Report all lines from the entries below in which "matplotlib" appears.

**Provided data**:
+--

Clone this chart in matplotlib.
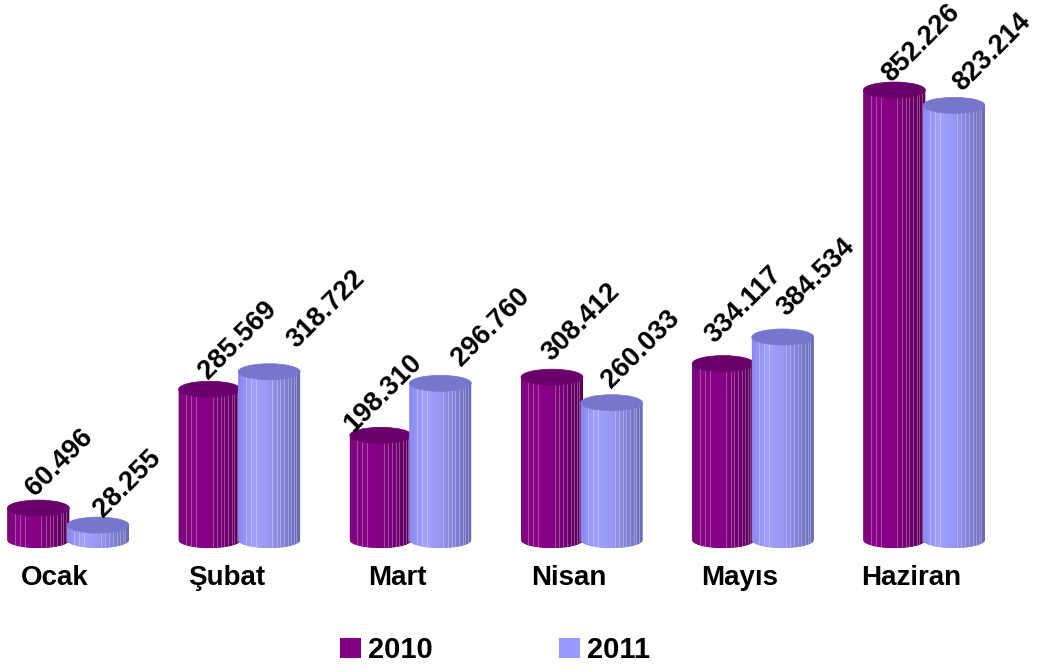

+--

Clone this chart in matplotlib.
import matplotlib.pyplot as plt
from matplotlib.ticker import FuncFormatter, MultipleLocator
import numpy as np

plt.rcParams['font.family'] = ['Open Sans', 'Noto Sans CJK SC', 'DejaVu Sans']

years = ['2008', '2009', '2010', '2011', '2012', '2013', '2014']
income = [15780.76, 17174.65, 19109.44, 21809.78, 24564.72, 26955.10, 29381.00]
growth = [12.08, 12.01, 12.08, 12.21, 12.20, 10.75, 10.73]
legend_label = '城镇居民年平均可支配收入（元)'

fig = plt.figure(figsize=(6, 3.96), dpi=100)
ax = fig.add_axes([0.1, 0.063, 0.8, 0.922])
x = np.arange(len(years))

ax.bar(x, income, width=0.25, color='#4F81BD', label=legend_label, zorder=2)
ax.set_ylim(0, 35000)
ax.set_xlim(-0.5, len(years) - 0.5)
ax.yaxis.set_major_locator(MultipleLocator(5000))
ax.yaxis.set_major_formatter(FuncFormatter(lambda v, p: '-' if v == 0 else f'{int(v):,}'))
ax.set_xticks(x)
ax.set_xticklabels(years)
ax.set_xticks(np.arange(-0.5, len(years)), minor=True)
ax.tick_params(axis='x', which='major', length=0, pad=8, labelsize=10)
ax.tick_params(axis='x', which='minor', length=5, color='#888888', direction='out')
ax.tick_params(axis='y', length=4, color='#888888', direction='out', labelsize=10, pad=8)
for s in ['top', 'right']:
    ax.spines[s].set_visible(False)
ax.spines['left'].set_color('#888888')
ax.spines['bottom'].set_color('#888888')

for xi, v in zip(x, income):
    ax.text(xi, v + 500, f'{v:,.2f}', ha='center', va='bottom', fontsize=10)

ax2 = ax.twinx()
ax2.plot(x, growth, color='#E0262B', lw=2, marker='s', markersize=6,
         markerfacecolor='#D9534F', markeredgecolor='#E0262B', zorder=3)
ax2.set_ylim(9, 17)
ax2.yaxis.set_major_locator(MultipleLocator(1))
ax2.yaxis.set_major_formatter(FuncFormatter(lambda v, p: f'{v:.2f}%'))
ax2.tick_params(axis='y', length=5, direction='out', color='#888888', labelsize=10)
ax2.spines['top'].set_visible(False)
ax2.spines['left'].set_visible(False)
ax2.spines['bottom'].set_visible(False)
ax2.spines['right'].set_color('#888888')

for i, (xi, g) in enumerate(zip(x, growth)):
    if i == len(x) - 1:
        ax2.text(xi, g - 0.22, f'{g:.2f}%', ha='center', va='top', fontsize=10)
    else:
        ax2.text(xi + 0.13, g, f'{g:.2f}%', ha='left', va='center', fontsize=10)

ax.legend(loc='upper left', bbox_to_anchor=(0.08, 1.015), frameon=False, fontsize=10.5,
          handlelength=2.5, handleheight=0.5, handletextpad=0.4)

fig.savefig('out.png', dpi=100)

+--

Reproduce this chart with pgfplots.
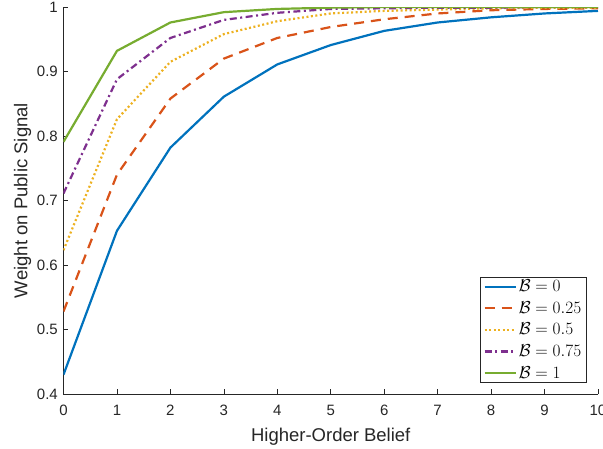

+--

**The output**:
Clone this chart in matplotlib.
Clone this chart in matplotlib.
import matplotlib.pyplot as plt
from matplotlib.ticker import FuncFormatter, MultipleLocator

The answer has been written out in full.